- [SOURCE EXCERPT]
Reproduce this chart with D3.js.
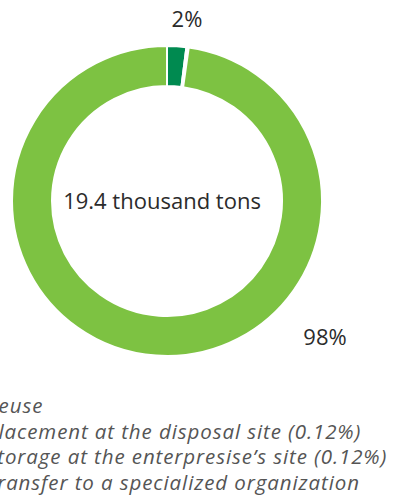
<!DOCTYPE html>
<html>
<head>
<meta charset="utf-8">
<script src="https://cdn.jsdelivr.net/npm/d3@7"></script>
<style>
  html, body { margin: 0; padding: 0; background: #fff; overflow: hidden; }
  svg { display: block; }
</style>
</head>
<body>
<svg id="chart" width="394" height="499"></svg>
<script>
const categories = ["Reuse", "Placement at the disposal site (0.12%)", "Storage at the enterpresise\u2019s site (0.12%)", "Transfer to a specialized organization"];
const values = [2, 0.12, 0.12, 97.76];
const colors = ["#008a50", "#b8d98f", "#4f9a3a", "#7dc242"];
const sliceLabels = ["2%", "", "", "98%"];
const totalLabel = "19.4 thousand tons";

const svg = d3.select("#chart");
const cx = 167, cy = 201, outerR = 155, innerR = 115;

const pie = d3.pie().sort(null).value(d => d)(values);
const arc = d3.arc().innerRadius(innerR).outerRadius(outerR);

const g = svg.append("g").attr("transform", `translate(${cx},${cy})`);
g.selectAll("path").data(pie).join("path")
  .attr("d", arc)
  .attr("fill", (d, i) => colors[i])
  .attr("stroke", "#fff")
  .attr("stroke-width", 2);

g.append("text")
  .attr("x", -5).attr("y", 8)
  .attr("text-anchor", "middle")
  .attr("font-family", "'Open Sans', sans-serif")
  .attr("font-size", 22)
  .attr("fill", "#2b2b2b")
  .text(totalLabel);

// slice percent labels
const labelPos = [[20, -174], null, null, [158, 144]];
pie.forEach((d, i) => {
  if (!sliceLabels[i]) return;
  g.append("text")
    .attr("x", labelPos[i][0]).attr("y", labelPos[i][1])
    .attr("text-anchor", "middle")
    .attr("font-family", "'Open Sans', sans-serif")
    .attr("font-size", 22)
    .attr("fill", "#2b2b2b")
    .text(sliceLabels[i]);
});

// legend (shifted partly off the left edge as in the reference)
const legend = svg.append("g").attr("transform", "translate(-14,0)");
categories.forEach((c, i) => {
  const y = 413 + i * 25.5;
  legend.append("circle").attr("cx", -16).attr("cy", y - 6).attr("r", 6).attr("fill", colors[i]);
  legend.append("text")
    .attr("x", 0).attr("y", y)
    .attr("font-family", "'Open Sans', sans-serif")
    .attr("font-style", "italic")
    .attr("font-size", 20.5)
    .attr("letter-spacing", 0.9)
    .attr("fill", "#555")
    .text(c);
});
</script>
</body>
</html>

- [PROBLEM DESCRIPTION] Leave the images out and output the remaining material exactly as it stands.

- [TASK RESPONSE]
Reproduce this chart with D3.js.
<!DOCTYPE html>
<html>
<head>
<meta charset="utf-8">
<script src="https://cdn.jsdelivr.net/npm/d3@7"></script>
<style>
  html, body { margin: 0; padding: 0; background: #fff; overflow: hidden; }
  svg { display: block; }
</style>
</head>
<body>
<svg id="chart" width="394" height="499"></svg>
<script>
const categories = ["Reuse", "Placement at the disposal site (0.12%)", "Storage at the enterpresise\u2019s site (0.12%)", "Transfer to a specialized organization"];
const values = [2, 0.12, 0.12, 97.76];
const colors = ["#008a50", "#b8d98f", "#4f9a3a", "#7dc242"];
const sliceLabels = ["2%", "", "", "98%"];
const totalLabel = "19.4 thousand tons";

const svg = d3.select("#chart");
const cx = 167, cy = 201, outerR = 155, innerR = 115;

const pie = d3.pie().sort(null).value(d => d)(values);
const arc = d3.arc().innerRadius(innerR).outerRadius(outerR);

const g = svg.append("g").attr("transform", `translate(${cx},${cy})`);
g.selectAll("path").data(pie).join("path")
  .attr("d", arc)
  .attr("fill", (d, i) => colors[i])
  .attr("stroke", "#fff")
  .attr("stroke-width", 2);

g.append("text")
  .attr("x", -5).attr("y", 8)
  .attr("text-anchor", "middle")
  .attr("font-family", "'Open Sans', sans-serif")
  .attr("font-size", 22)
  .attr("fill", "#2b2b2b")
  .text(totalLabel);

// slice percent labels
const labelPos = [[20, -174], null, null, [158, 144]];
pie.forEach((d, i) => {
  if (!sliceLabels[i]) return;
  g.append("text")
    .attr("x", labelPos[i][0]).attr("y", labelPos[i][1])
    .attr("text-anchor", "middle")
    .attr("font-family", "'Open Sans', sans-serif")
    .attr("font-size", 22)
    .attr("fill", "#2b2b2b")
    .text(sliceLabels[i]);
});

// legend (shifted partly off the left edge as in the reference)
const legend = svg.append("g").attr("transform", "translate(-14,0)");
categories.forEach((c, i) => {
  const y = 413 + i * 25.5;
  legend.append("circle").attr("cx", -16).attr("cy", y - 6).attr("r", 6).attr("fill", colors[i]);
  legend.append("text")
    .attr("x", 0).attr("y", y)
    .attr("font-family", "'Open Sans', sans-serif")
    .attr("font-style", "italic")
    .attr("font-size", 20.5)
    .attr("letter-spacing", 0.9)
    .attr("fill", "#555")
    .text(c);
});
</script>
</body>
</html>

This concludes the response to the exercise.